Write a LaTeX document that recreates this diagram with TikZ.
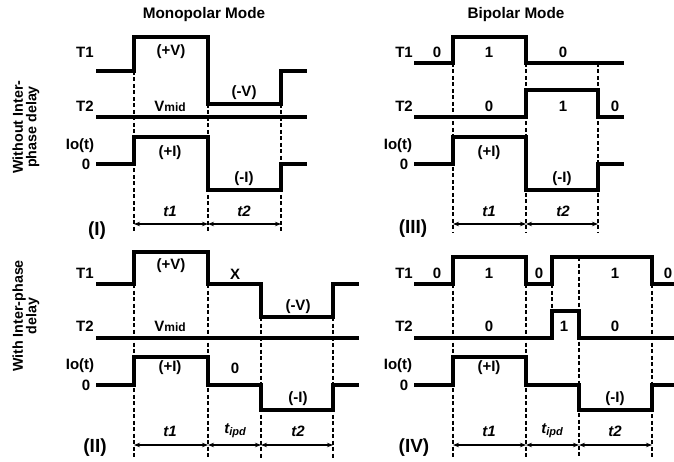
\documentclass[tikz,border=0pt]{standalone}
\usepackage{fontspec}
\setmainfont{Liberation Sans}
\usetikzlibrary{arrows.meta}
\tikzset{
  wave/.style={line width=3.1pt, line join=miter, line cap=butt},
  guide/.style={line width=1.1pt, dash pattern=on 4pt off 2.5pt},
  dim/.style={line width=1.1pt, {Stealth[length=6pt,width=4.5pt]}-{Stealth[length=6pt,width=4.5pt]}},
  lbl/.style={font=\fontsize{15}{17}\selectfont\bfseries, inner sep=0pt},
  ttl/.style={font=\fontsize{15.3}{17}\selectfont\bfseries, inner sep=0pt},
  pname/.style={font=\fontsize{19}{21}\selectfont\bfseries, inner sep=0pt},
  side/.style={font=\fontsize{14.3}{13.5}\selectfont\bfseries, inner sep=0pt, align=center, rotate=90},
  tl/.style={font=\fontsize{15}{17}\selectfont\bfseries\itshape, inner sep=0pt}
}
\newcommand{\vmid}{V{\fontsize{12}{13}\selectfont mid}}
\newcommand{\tipd}{t\raisebox{-2pt}{\fontsize{11}{12}\selectfont ipd}}
\begin{document}
\begin{tikzpicture}[x=1pt,y=-1pt]
\useasboundingbox (0,0) rectangle (674,462);
% titles
\node[ttl] (tmono) at (204,15) {Monopolar Mode};
\node[ttl] (tbip) at (516,15) {Bipolar Mode};
\node[side] (s1) at (26,127) {Without Inter-\\phase delay};
\node[side] (s2) at (26,316) {With Inter-phase\\delay};

% ---------------- Panel I ----------------
\draw[guide] (134,71) -- (134,233);
\draw[guide] (208,104) -- (208,233);
\draw[guide] (281,104) -- (281,233);
\draw[wave] (96,71) -- (134,71) -- (134,37) -- (208,37) -- (208,104) -- (281,104) -- (281,71) -- (307,71);
\draw[wave] (96,117) -- (307,117);
\draw[wave] (96,164) -- (134,164) -- (134,137) -- (208,137) -- (208,190) -- (281,190) -- (281,164) -- (307,164);
\coordinate (i1) at (134,224); \coordinate (i2) at (208,224); \coordinate (i3) at (281,224);
\draw[dim] (i1) -- (i2);
\draw[dim] (i2) -- (i3);
\node[lbl] (iT1) at (85,52) {T1};
\node[lbl] (iT2) at (85,106) {T2};
\node[lbl] (iIo) at (80,146) {Io(t)};
\node[lbl] (iZ) at (86,164) {0};
\node[lbl] (ipv) at (171,52) {(+V)};
\node[lbl] (imv) at (244,93) {(-V)};
\node[lbl] (ivm) at (170,106) {\vmid};
\node[lbl] (ipi) at (170,153) {(+I)};
\node[lbl] (imi) at (244,179) {(-I)};
\node[tl] (it1) at (170,211) {t1};
\node[tl] (it2) at (244,211) {t2};
\node[pname] (iname) at (97,231) {(I)};

% ---------------- Panel III ----------------
\draw[guide] (453,63) -- (453,233);
\draw[guide] (526,63) -- (526,233);
\draw[guide] (598,63) -- (598,233);
\draw[wave] (414,63) -- (453,63) -- (453,37) -- (526,37) -- (526,63) -- (624,63);
\draw[wave] (414,117) -- (526,117) -- (526,90) -- (598,90) -- (598,117) -- (624,117);
\draw[wave] (414,164) -- (453,164) -- (453,137) -- (526,137) -- (526,190) -- (598,190) -- (598,164) -- (624,164);
\coordinate (k1) at (453,224); \coordinate (k2) at (526,224); \coordinate (k3) at (598,224);
\draw[dim] (k1) -- (k2);
\draw[dim] (k2) -- (k3);
\node[lbl] (kT1) at (404,52) {T1};
\node[lbl] (kT2) at (404,106) {T2};
\node[lbl] (kIo) at (398,146) {Io(t)};
\node[lbl] (kZ) at (404,164) {0};
\node[lbl] (ka) at (437,52) {0};
\node[lbl] (kb) at (489,52) {1};
\node[lbl] (kc) at (563,52) {0};
\node[lbl] (kd) at (489,106) {0};
\node[lbl] (ke) at (563,106) {1};
\node[lbl] (kf) at (615,106) {0};
\node[lbl] (kpi) at (489,153) {(+I)};
\node[lbl] (kmi) at (562,179) {(-I)};
\node[tl] (kt1) at (489,211) {t1};
\node[tl] (kt2) at (563,211) {t2};
\node[pname] (kname) at (413,229) {(III)};

% ---------------- Panel II ----------------
\draw[guide] (134,284) -- (134,458);
\draw[guide] (208,284) -- (208,458);
\draw[guide] (261,317) -- (261,458);
\draw[guide] (333,317) -- (333,458);
\draw[wave] (96,284) -- (134,284) -- (134,252) -- (208,252) -- (208,284) -- (261,284) -- (261,317) -- (333,317) -- (333,284) -- (359,284);
\draw[wave] (96,338) -- (359,338);
\draw[wave] (96,385) -- (134,385) -- (134,357) -- (208,357) -- (208,385) -- (261,385) -- (261,410) -- (333,410) -- (333,385) -- (359,385);
\coordinate (j1) at (134,445); \coordinate (j2) at (208,445); \coordinate (j3) at (261,445); \coordinate (j4) at (333,445);
\draw[dim] (j1) -- (j2);
\draw[dim] (j2) -- (j3);
\draw[dim] (j3) -- (j4);
\node[lbl] (jT1) at (85,273) {T1};
\node[lbl] (jT2) at (85,326) {T2};
\node[lbl] (jIo) at (80,366) {Io(t)};
\node[lbl] (jZ) at (86,385) {0};
\node[lbl] (jpv) at (171,266) {(+V)};
\node[lbl] (jx) at (235,274) {X};
\node[lbl] (jmv) at (298,307) {(-V)};
\node[lbl] (jvm) at (170,326) {\vmid};
\node[lbl] (jpi) at (170,368) {(+I)};
\node[lbl] (jz2) at (235,368) {0};
\node[lbl] (jmi) at (298,399) {(-I)};
\node[tl] (jt1) at (170,431) {t1};
\node[tl] (jtp) at (235,431) {\tipd};
\node[tl] (jt2) at (298,431) {t2};
\node[pname] (jname) at (95,448) {(II)};

% ---------------- Panel IV ----------------
\draw[guide] (453,284) -- (453,458);
\draw[guide] (526,284) -- (526,458);
\draw[guide] (552,284) -- (552,311);
\draw[guide] (579,257) -- (579,458);
\draw[guide] (652,284) -- (652,458);
\draw[wave] (414,284) -- (453,284) -- (453,257) -- (526,257) -- (526,284) -- (552,284) -- (552,257) -- (652,257) -- (652,284) -- (674,284);
\draw[wave] (414,338) -- (552,338) -- (552,311) -- (579,311) -- (579,338) -- (674,338);
\draw[wave] (414,385) -- (453,385) -- (453,357) -- (526,357) -- (526,385) -- (579,385) -- (579,410) -- (652,410) -- (652,385) -- (674,385);
\coordinate (m1) at (453,445); \coordinate (m2) at (526,445); \coordinate (m3) at (579,445); \coordinate (m4) at (652,445);
\draw[dim] (m1) -- (m2);
\draw[dim] (m2) -- (m3);
\draw[dim] (m3) -- (m4);
\node[lbl] (mT1) at (404,273) {T1};
\node[lbl] (mT2) at (404,326) {T2};
\node[lbl] (mIo) at (398,366) {Io(t)};
\node[lbl] (mZ) at (404,385) {0};
\node[lbl] (ma) at (437,273) {0};
\node[lbl] (mb) at (489,273) {1};
\node[lbl] (mc) at (539,273) {0};
\node[lbl] (md) at (615,273) {1};
\node[lbl] (me) at (668,273) {0};
\node[lbl] (mf) at (489,326) {0};
\node[lbl] (mg) at (564,326) {1};
\node[lbl] (mh) at (615,326) {0};
\node[lbl] (mpi) at (489,368) {(+I)};
\node[lbl] (mmi) at (615,399) {(-I)};
\node[tl] (mt1) at (489,431) {t1};
\node[tl] (mtp) at (552,431) {\tipd};
\node[tl] (mt2) at (615,431) {t2};
\node[pname] (mname) at (414,448) {(IV)};
\end{tikzpicture}
\end{document}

□ □ □ □ □

Aim =
Exactly as written, please give again the lines from the beginning of the listing through the line containing "(s2) at (26,316)", inclusive, without any pictures.

Expected answer =
Write a LaTeX document that recreates this diagram with TikZ.
\documentclass[tikz,border=0pt]{standalone}
\usepackage{fontspec}
\setmainfont{Liberation Sans}
\usetikzlibrary{arrows.meta}
\tikzset{
  wave/.style={line width=3.1pt, line join=miter, line cap=butt},
  guide/.style={line width=1.1pt, dash pattern=on 4pt off 2.5pt},
  dim/.style={line width=1.1pt, {Stealth[length=6pt,width=4.5pt]}-{Stealth[length=6pt,width=4.5pt]}},
  lbl/.style={font=\fontsize{15}{17}\selectfont\bfseries, inner sep=0pt},
  ttl/.style={font=\fontsize{15.3}{17}\selectfont\bfseries, inner sep=0pt},
  pname/.style={font=\fontsize{19}{21}\selectfont\bfseries, inner sep=0pt},
  side/.style={font=\fontsize{14.3}{13.5}\selectfont\bfseries, inner sep=0pt, align=center, rotate=90},
  tl/.style={font=\fontsize{15}{17}\selectfont\bfseries\itshape, inner sep=0pt}
}
\newcommand{\vmid}{V{\fontsize{12}{13}\selectfont mid}}
\newcommand{\tipd}{t\raisebox{-2pt}{\fontsize{11}{12}\selectfont ipd}}
\begin{document}
\begin{tikzpicture}[x=1pt,y=-1pt]
\useasboundingbox (0,0) rectangle (674,462);
% titles
\node[ttl] (tmono) at (204,15) {Monopolar Mode};
\node[ttl] (tbip) at (516,15) {Bipolar Mode};
\node[side] (s1) at (26,127) {Without Inter-\\phase delay};
\node[side] (s2) at (26,316) {With Inter-phase\\delay};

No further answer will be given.